◆ Available data ◆
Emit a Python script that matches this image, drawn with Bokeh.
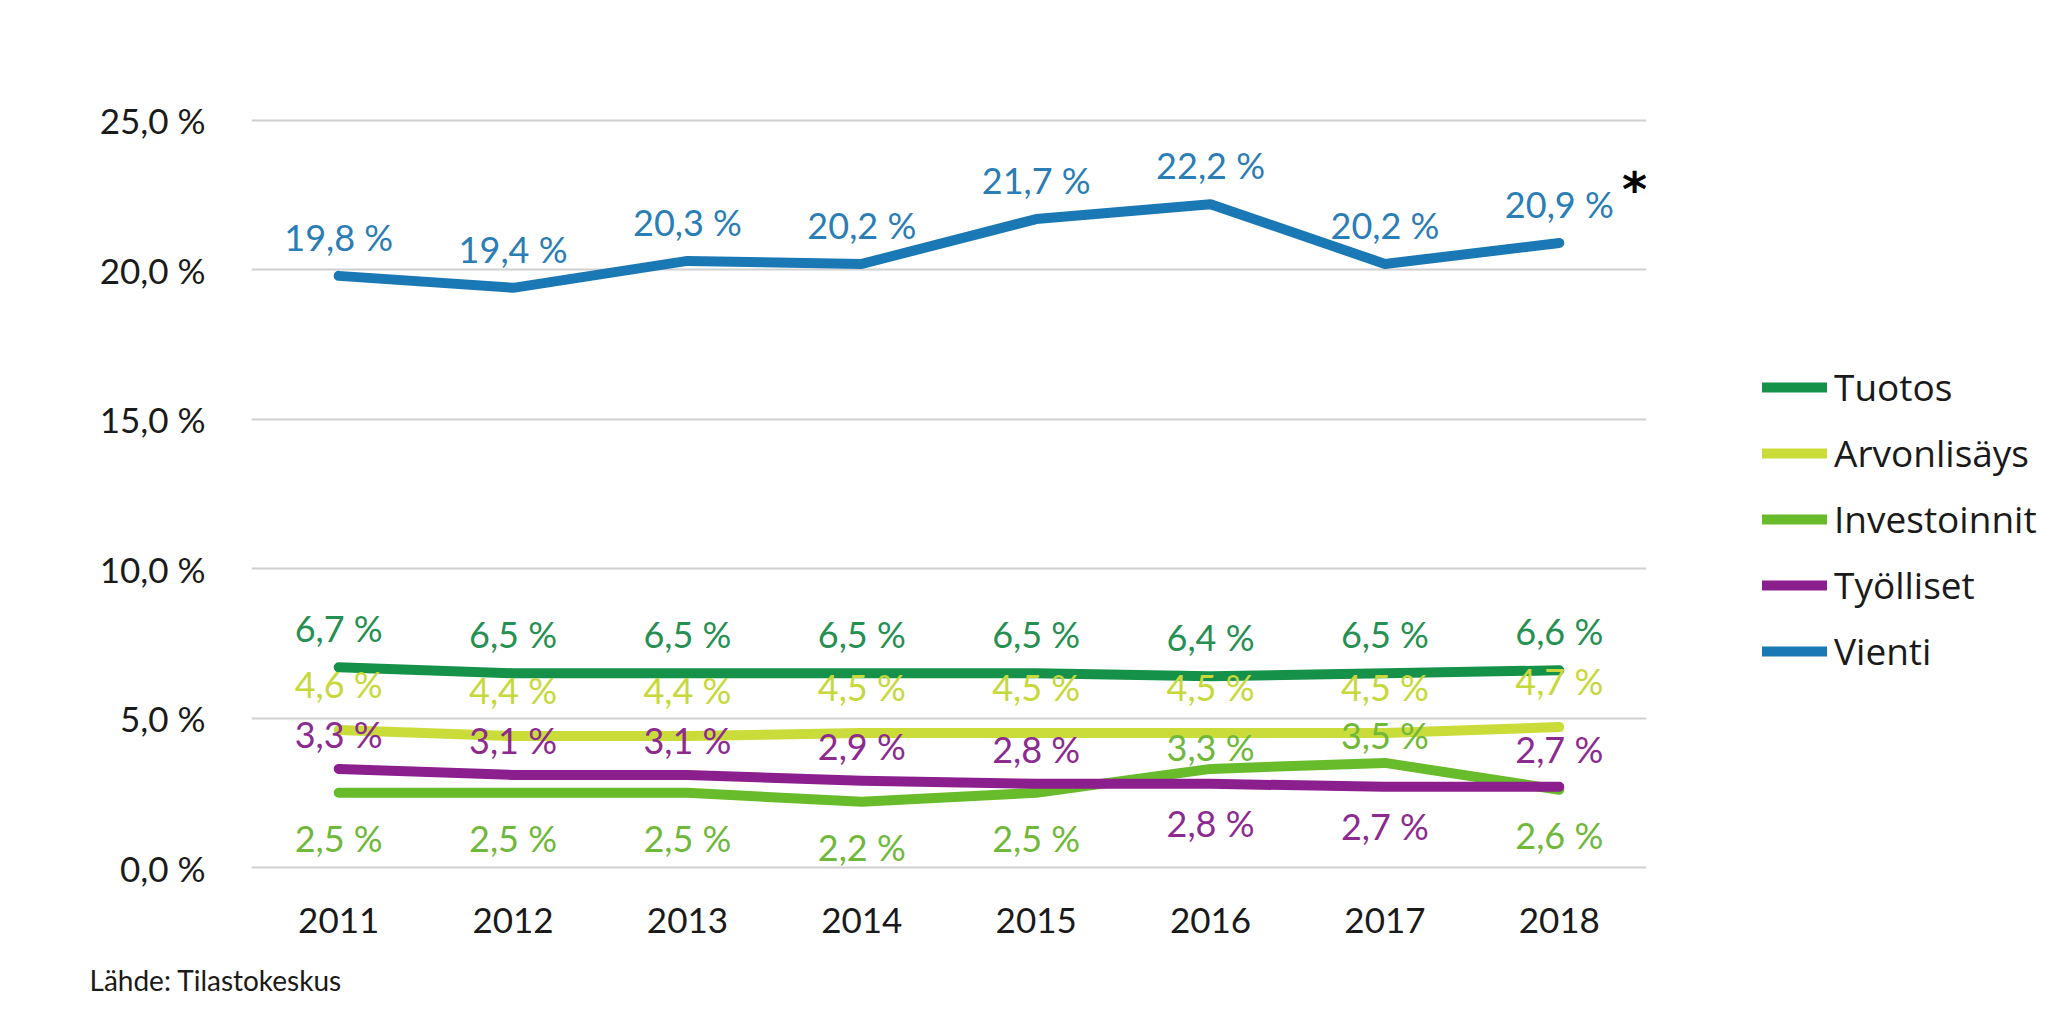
from bokeh.plotting import figure
from bokeh.models import FactorRange, FixedTicker, Legend, LegendItem, Label, ColumnDataSource, Title, Range1d
from bokeh.embed import file_html
from bokeh.resources import INLINE
from bokeh.core.properties import value

years = ["2011", "2012", "2013", "2014", "2015", "2016", "2017", "2018"]
tuotos = [6.7, 6.5, 6.5, 6.5, 6.5, 6.4, 6.5, 6.6]
arvonlisays = [4.6, 4.4, 4.4, 4.5, 4.5, 4.5, 4.5, 4.7]
investoinnit = [2.5, 2.5, 2.5, 2.2, 2.5, 3.3, 3.5, 2.6]
tyolliset = [3.3, 3.1, 3.1, 2.9, 2.8, 2.8, 2.7, 2.7]
vienti = [19.8, 19.4, 20.3, 20.2, 21.7, 22.2, 20.2, 20.9]
y_ticks = [0, 5, 10, 15, 20, 25]
y_tick_labels = ["0,0 %", "5,0 %", "10,0 %", "15,0 %", "20,0 %", "25,0 %"]
source_text = "Lähde: Tilastokeskus"

# label placement (screen px offsets), styling only
tuotos_off = [-39] * 8
arvo_off = [-46] * 8
inv_off = [45, 45, 45, 45, 45, -22, -28, 45]
tyo_off = [-35, -35, -35, -35, -35, 39, 39, -38]
vienti_off = [-39] * 8

W, H = 2054, 1030
FL, FR, FT, FB = 251, 1646, 117, 870

p = figure(width=W, height=H, frame_width=FR - FL, frame_height=FB - FT,
           x_range=FactorRange(factors=years, range_padding=0),
           y_range=Range1d(-0.1, 25.1), output_backend="svg", toolbar_location=None,
           min_border_left=FL, min_border_right=W - FR, min_border_top=FT,
           min_border_bottom=H - FB)
p.outline_line_color = None
p.background_fill_color = "white"
p.border_fill_color = "white"

p.xgrid.grid_line_color = None
p.ygrid.grid_line_color = "#d0d0d0"
p.ygrid.grid_line_width = 2
p.yaxis.ticker = FixedTicker(ticks=y_ticks)
p.yaxis.major_label_overrides = {t: l for t, l in zip(y_ticks, y_tick_labels)}
for ax in (p.xaxis, p.yaxis):
    ax.axis_line_color = None
    ax.major_tick_line_color = None
    ax.minor_tick_line_color = None
    ax.major_label_text_font = "Lato"
    ax.major_label_text_font_size = "35px"
    ax.major_label_text_color = "#1a1a1a"
p.yaxis.major_label_standoff = 40
p.xaxis.major_label_standoff = 31

series = [
    ("Vienti", vienti, "#1a78b4", "#2a7db5", vienti_off),
    ("Tuotos", tuotos, "#16914a", "#259051", tuotos_off),
    ("Arvonlisäys", arvonlisays, "#c9dc3a", "#c6d83a", arvo_off),
    ("Investoinnit", investoinnit, "#68bb2a", "#6fb83a", inv_off),
    ("Työlliset", tyolliset, "#8b1f8e", "#8c2a90", tyo_off),
]

renderers = {}
for name, vals, lc, tc, offs in series:
    r = p.line(years, vals, line_color=lc, line_width=10, line_cap="round", line_join="round")
    renderers[name] = r
    src = ColumnDataSource(dict(x=years, y=vals,
                                t=[f"{v:.1f}".replace(".", ",") + " %" for v in vals],
                                off=offs))
    p.text(x="x", y="y", text="t", y_offset="off", source=src, text_color=tc,
           text_font=value("Lato"), text_font_size="36px", text_align="center",
           text_baseline="middle")

legend_order = ["Tuotos", "Arvonlisäys", "Investoinnit", "Työlliset", "Vienti"]
legend = Legend(items=[LegendItem(label=n, renderers=[renderers[n]]) for n in legend_order],
                location=(1762 - FR, FB - 676), orientation="vertical")
legend.border_line_color = None
legend.background_fill_alpha = 0
legend.padding = 0
legend.margin = 0
legend.spacing = 15
legend.glyph_width = 65
legend.glyph_height = 30
legend.label_height = 30
legend.label_standoff = 7
legend.label_text_font = "Open Sans"
legend.label_text_font_size = "37px"
legend.label_text_color = "#1a1a1a"
legend.label_text_baseline = "middle"
p.add_layout(legend, "right")

p.add_layout(Label(x=8.0, y=22.7, x_offset=-12, text="*", text_font="DejaVu Sans",
                   text_font_size="48px", text_font_style="bold", text_color="#000000",
                   text_align="center", text_baseline="middle"))

src_title = Title(text=source_text, align="left", offset=89 - FL, standoff=50,
                  text_font="Lato", text_font_size="28px", text_font_style="normal",
                  text_color="#1a1a1a")
p.add_layout(src_title, "below")

open("out.html", "w").write(file_html(p, INLINE))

◆ What is asked ◆
Output exactly the span of lines from the top of the listing through the line holding "FL, FR, FT, FB = 251, 1646, 117, 870", and leave every picture out.

◆ Result for this exercise ◆
Emit a Python script that matches this image, drawn with Bokeh.
from bokeh.plotting import figure
from bokeh.models import FactorRange, FixedTicker, Legend, LegendItem, Label, ColumnDataSource, Title, Range1d
from bokeh.embed import file_html
from bokeh.resources import INLINE
from bokeh.core.properties import value

years = ["2011", "2012", "2013", "2014", "2015", "2016", "2017", "2018"]
tuotos = [6.7, 6.5, 6.5, 6.5, 6.5, 6.4, 6.5, 6.6]
arvonlisays = [4.6, 4.4, 4.4, 4.5, 4.5, 4.5, 4.5, 4.7]
investoinnit = [2.5, 2.5, 2.5, 2.2, 2.5, 3.3, 3.5, 2.6]
tyolliset = [3.3, 3.1, 3.1, 2.9, 2.8, 2.8, 2.7, 2.7]
vienti = [19.8, 19.4, 20.3, 20.2, 21.7, 22.2, 20.2, 20.9]
y_ticks = [0, 5, 10, 15, 20, 25]
y_tick_labels = ["0,0 %", "5,0 %", "10,0 %", "15,0 %", "20,0 %", "25,0 %"]
source_text = "Lähde: Tilastokeskus"

# label placement (screen px offsets), styling only
tuotos_off = [-39] * 8
arvo_off = [-46] * 8
inv_off = [45, 45, 45, 45, 45, -22, -28, 45]
tyo_off = [-35, -35, -35, -35, -35, 39, 39, -38]
vienti_off = [-39] * 8

W, H = 2054, 1030
FL, FR, FT, FB = 251, 1646, 117, 870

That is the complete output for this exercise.